= Instructions for the task =
Each entry below should be echoed exactly, with pictures omitted.

= Data to use =
--
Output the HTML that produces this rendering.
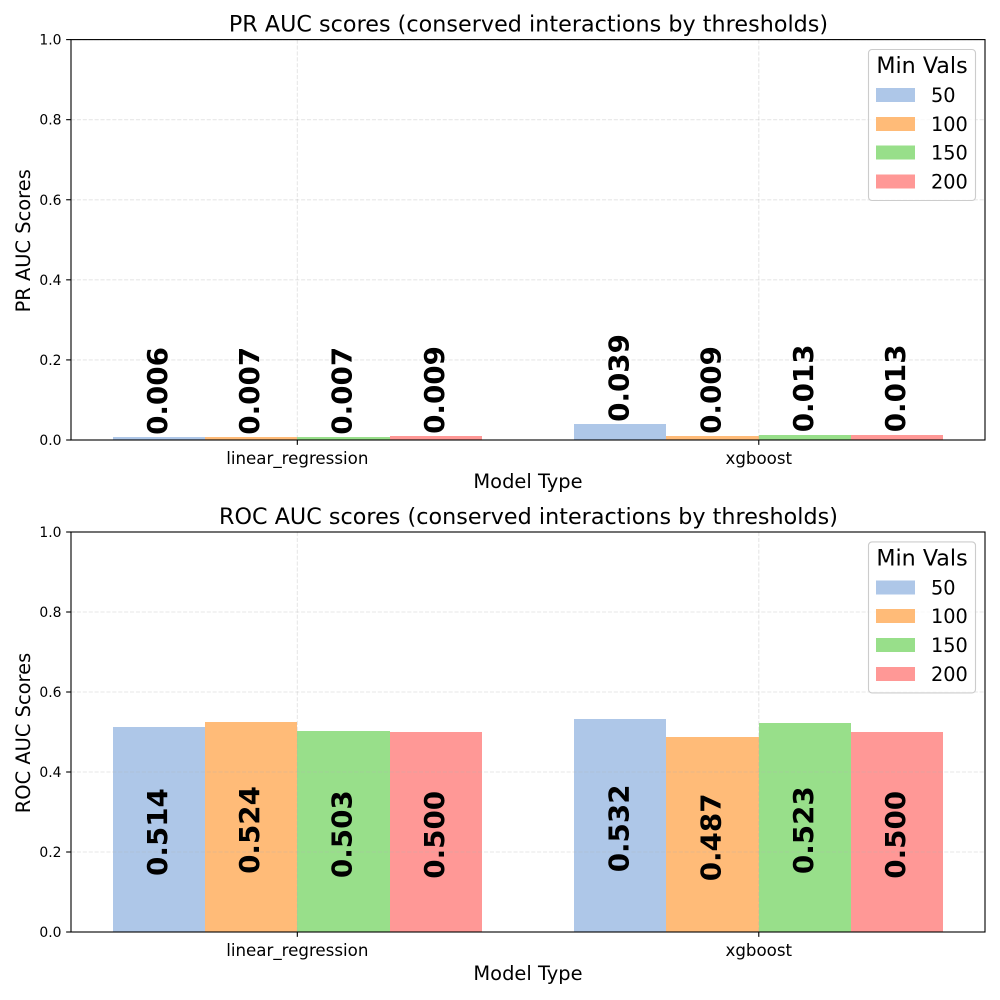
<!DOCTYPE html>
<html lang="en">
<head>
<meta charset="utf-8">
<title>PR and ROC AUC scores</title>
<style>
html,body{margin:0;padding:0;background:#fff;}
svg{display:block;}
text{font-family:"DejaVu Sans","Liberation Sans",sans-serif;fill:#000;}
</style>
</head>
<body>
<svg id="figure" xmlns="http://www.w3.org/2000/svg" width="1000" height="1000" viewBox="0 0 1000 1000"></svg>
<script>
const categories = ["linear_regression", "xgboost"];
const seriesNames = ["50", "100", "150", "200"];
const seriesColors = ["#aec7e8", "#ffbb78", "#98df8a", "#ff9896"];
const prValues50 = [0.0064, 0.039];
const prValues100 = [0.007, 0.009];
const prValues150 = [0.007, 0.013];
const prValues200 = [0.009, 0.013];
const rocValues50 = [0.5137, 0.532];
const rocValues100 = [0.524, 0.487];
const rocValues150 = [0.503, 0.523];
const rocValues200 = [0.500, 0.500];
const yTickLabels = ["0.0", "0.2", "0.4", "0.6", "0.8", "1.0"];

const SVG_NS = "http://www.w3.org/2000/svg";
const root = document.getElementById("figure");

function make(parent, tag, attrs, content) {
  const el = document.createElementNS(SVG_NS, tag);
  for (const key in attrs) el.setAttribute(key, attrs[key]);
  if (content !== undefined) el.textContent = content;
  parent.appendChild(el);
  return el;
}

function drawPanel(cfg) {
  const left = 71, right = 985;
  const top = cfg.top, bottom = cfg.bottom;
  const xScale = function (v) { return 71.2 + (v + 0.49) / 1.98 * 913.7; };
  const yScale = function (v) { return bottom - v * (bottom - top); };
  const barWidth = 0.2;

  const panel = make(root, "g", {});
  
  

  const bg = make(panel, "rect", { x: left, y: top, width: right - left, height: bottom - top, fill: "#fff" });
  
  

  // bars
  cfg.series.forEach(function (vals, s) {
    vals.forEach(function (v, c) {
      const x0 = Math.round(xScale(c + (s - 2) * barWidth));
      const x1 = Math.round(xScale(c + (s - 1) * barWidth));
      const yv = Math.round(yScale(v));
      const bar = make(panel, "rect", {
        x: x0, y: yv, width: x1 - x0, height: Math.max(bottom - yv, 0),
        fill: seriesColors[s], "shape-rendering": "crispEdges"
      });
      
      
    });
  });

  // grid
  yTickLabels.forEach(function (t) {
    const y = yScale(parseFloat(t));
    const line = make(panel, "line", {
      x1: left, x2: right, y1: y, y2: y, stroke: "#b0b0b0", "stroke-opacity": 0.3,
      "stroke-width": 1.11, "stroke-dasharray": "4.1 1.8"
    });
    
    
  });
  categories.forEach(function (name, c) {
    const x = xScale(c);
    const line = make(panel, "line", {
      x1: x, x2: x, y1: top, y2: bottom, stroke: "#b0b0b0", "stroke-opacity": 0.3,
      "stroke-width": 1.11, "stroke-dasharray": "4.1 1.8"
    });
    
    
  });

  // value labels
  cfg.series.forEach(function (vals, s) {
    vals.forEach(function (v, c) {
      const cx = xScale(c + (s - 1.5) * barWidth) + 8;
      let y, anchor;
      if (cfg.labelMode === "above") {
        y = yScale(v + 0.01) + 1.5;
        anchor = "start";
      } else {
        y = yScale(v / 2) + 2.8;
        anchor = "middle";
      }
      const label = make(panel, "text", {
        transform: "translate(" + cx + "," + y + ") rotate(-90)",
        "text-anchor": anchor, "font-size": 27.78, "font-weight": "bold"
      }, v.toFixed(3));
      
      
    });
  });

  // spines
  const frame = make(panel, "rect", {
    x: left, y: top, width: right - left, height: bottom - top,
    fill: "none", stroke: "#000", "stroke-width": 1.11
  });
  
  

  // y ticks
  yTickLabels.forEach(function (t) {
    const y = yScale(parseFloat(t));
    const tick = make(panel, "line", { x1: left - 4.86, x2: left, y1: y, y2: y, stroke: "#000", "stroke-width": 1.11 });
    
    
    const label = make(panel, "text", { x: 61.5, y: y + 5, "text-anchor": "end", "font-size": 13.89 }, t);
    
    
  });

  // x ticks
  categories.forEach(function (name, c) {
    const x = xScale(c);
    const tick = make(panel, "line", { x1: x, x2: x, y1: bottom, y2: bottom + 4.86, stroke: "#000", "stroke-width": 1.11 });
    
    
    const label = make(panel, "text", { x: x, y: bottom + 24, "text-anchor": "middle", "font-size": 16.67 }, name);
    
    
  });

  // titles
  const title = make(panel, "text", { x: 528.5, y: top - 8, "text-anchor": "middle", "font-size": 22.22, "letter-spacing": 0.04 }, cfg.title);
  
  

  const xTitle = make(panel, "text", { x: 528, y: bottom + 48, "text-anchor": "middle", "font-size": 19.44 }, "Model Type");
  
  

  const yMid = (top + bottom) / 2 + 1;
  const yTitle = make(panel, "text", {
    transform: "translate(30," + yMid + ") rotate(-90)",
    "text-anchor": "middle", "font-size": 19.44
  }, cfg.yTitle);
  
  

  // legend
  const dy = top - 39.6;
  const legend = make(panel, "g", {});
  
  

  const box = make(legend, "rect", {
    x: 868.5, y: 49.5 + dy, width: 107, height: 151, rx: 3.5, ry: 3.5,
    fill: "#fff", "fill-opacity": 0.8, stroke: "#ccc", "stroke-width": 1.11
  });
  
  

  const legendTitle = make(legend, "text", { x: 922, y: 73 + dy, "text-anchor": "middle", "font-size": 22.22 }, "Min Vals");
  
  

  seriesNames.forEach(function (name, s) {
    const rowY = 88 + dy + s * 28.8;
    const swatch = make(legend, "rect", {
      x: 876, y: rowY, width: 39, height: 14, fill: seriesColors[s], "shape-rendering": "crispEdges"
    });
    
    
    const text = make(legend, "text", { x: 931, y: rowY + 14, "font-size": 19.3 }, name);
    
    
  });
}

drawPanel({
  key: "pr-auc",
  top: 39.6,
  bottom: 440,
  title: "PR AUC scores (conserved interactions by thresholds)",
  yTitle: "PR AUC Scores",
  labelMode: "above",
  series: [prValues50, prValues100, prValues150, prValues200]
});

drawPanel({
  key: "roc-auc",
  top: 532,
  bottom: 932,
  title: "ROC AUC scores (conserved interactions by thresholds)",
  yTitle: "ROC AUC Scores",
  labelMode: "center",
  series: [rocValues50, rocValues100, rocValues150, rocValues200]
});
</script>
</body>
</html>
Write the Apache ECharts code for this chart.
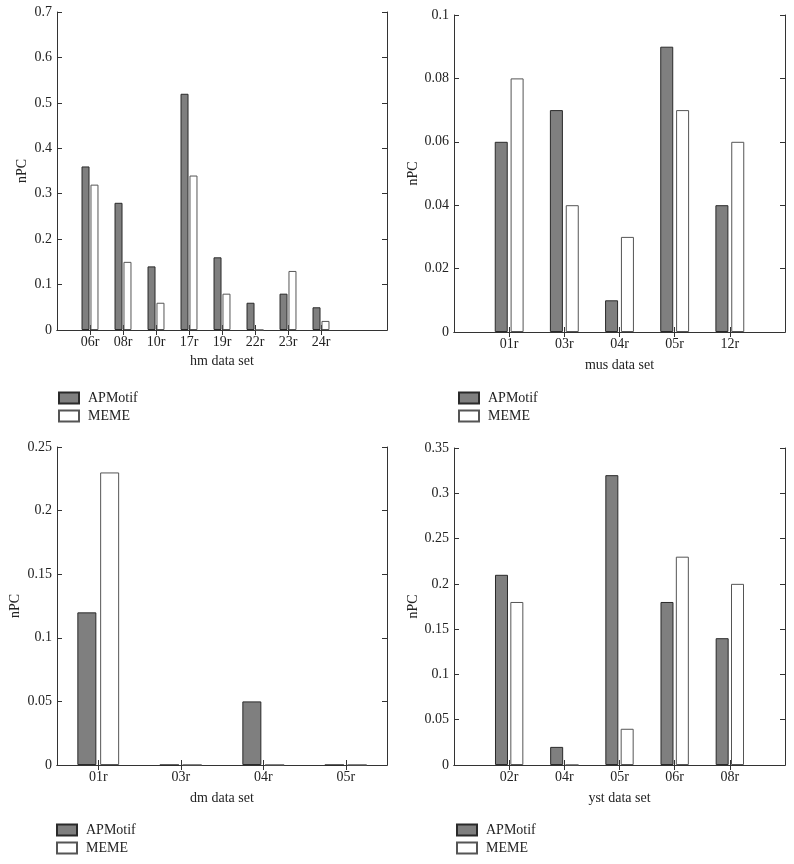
--
= Output of the exercise =
Output the HTML that produces this rendering.
<!DOCTYPE html>
<html lang="en">
<head>
<meta charset="utf-8">
<title>PR and ROC AUC scores</title>
<style>
html,body{margin:0;padding:0;background:#fff;}
svg{display:block;}
text{font-family:"DejaVu Sans","Liberation Sans",sans-serif;fill:#000;}
</style>
</head>
<body>
<svg id="figure" xmlns="http://www.w3.org/2000/svg" width="1000" height="1000" viewBox="0 0 1000 1000"></svg>
<script>
const categories = ["linear_regression", "xgboost"];
const seriesNames = ["50", "100", "150", "200"];
const seriesColors = ["#aec7e8", "#ffbb78", "#98df8a", "#ff9896"];
const prValues50 = [0.0064, 0.039];
const prValues100 = [0.007, 0.009];
const prValues150 = [0.007, 0.013];
const prValues200 = [0.009, 0.013];
const rocValues50 = [0.5137, 0.532];
const rocValues100 = [0.524, 0.487];
const rocValues150 = [0.503, 0.523];
const rocValues200 = [0.500, 0.500];
const yTickLabels = ["0.0", "0.2", "0.4", "0.6", "0.8", "1.0"];

const SVG_NS = "http://www.w3.org/2000/svg";
const root = document.getElementById("figure");

function make(parent, tag, attrs, content) {
  const el = document.createElementNS(SVG_NS, tag);
  for (const key in attrs) el.setAttribute(key, attrs[key]);
  if (content !== undefined) el.textContent = content;
  parent.appendChild(el);
  return el;
}

function drawPanel(cfg) {
  const left = 71, right = 985;
  const top = cfg.top, bottom = cfg.bottom;
  const xScale = function (v) { return 71.2 + (v + 0.49) / 1.98 * 913.7; };
  const yScale = function (v) { return bottom - v * (bottom - top); };
  const barWidth = 0.2;

  const panel = make(root, "g", {});
  
  

  const bg = make(panel, "rect", { x: left, y: top, width: right - left, height: bottom - top, fill: "#fff" });
  
  

  // bars
  cfg.series.forEach(function (vals, s) {
    vals.forEach(function (v, c) {
      const x0 = Math.round(xScale(c + (s - 2) * barWidth));
      const x1 = Math.round(xScale(c + (s - 1) * barWidth));
      const yv = Math.round(yScale(v));
      const bar = make(panel, "rect", {
        x: x0, y: yv, width: x1 - x0, height: Math.max(bottom - yv, 0),
        fill: seriesColors[s], "shape-rendering": "crispEdges"
      });
      
      
    });
  });

  // grid
  yTickLabels.forEach(function (t) {
    const y = yScale(parseFloat(t));
    const line = make(panel, "line", {
      x1: left, x2: right, y1: y, y2: y, stroke: "#b0b0b0", "stroke-opacity": 0.3,
      "stroke-width": 1.11, "stroke-dasharray": "4.1 1.8"
    });
    
    
  });
  categories.forEach(function (name, c) {
    const x = xScale(c);
    const line = make(panel, "line", {
      x1: x, x2: x, y1: top, y2: bottom, stroke: "#b0b0b0", "stroke-opacity": 0.3,
      "stroke-width": 1.11, "stroke-dasharray": "4.1 1.8"
    });
    
    
  });

  // value labels
  cfg.series.forEach(function (vals, s) {
    vals.forEach(function (v, c) {
      const cx = xScale(c + (s - 1.5) * barWidth) + 8;
      let y, anchor;
      if (cfg.labelMode === "above") {
        y = yScale(v + 0.01) + 1.5;
        anchor = "start";
      } else {
        y = yScale(v / 2) + 2.8;
        anchor = "middle";
      }
      const label = make(panel, "text", {
        transform: "translate(" + cx + "," + y + ") rotate(-90)",
        "text-anchor": anchor, "font-size": 27.78, "font-weight": "bold"
      }, v.toFixed(3));
      
      
    });
  });

  // spines
  const frame = make(panel, "rect", {
    x: left, y: top, width: right - left, height: bottom - top,
    fill: "none", stroke: "#000", "stroke-width": 1.11
  });
  
  

  // y ticks
  yTickLabels.forEach(function (t) {
    const y = yScale(parseFloat(t));
    const tick = make(panel, "line", { x1: left - 4.86, x2: left, y1: y, y2: y, stroke: "#000", "stroke-width": 1.11 });
    
    
    const label = make(panel, "text", { x: 61.5, y: y + 5, "text-anchor": "end", "font-size": 13.89 }, t);
    
    
  });

  // x ticks
  categories.forEach(function (name, c) {
    const x = xScale(c);
    const tick = make(panel, "line", { x1: x, x2: x, y1: bottom, y2: bottom + 4.86, stroke: "#000", "stroke-width": 1.11 });
    
    
    const label = make(panel, "text", { x: x, y: bottom + 24, "text-anchor": "middle", "font-size": 16.67 }, name);
    
    
  });

  // titles
  const title = make(panel, "text", { x: 528.5, y: top - 8, "text-anchor": "middle", "font-size": 22.22, "letter-spacing": 0.04 }, cfg.title);
  
  

  const xTitle = make(panel, "text", { x: 528, y: bottom + 48, "text-anchor": "middle", "font-size": 19.44 }, "Model Type");
  
  

  const yMid = (top + bottom) / 2 + 1;
  const yTitle = make(panel, "text", {
    transform: "translate(30," + yMid + ") rotate(-90)",
    "text-anchor": "middle", "font-size": 19.44
  }, cfg.yTitle);
  
  

  // legend
  const dy = top - 39.6;
  const legend = make(panel, "g", {});
  
  

  const box = make(legend, "rect", {
    x: 868.5, y: 49.5 + dy, width: 107, height: 151, rx: 3.5, ry: 3.5,
    fill: "#fff", "fill-opacity": 0.8, stroke: "#ccc", "stroke-width": 1.11
  });
  
  

  const legendTitle = make(legend, "text", { x: 922, y: 73 + dy, "text-anchor": "middle", "font-size": 22.22 }, "Min Vals");
  
  

  seriesNames.forEach(function (name, s) {
    const rowY = 88 + dy + s * 28.8;
    const swatch = make(legend, "rect", {
      x: 876, y: rowY, width: 39, height: 14, fill: seriesColors[s], "shape-rendering": "crispEdges"
    });
    
    
    const text = make(legend, "text", { x: 931, y: rowY + 14, "font-size": 19.3 }, name);
    
    
  });
}

drawPanel({
  key: "pr-auc",
  top: 39.6,
  bottom: 440,
  title: "PR AUC scores (conserved interactions by thresholds)",
  yTitle: "PR AUC Scores",
  labelMode: "above",
  series: [prValues50, prValues100, prValues150, prValues200]
});

drawPanel({
  key: "roc-auc",
  top: 532,
  bottom: 932,
  title: "ROC AUC scores (conserved interactions by thresholds)",
  yTitle: "ROC AUC Scores",
  labelMode: "center",
  series: [rocValues50, rocValues100, rocValues150, rocValues200]
});
</script>
</body>
</html>
Write the Apache ECharts code for this chart.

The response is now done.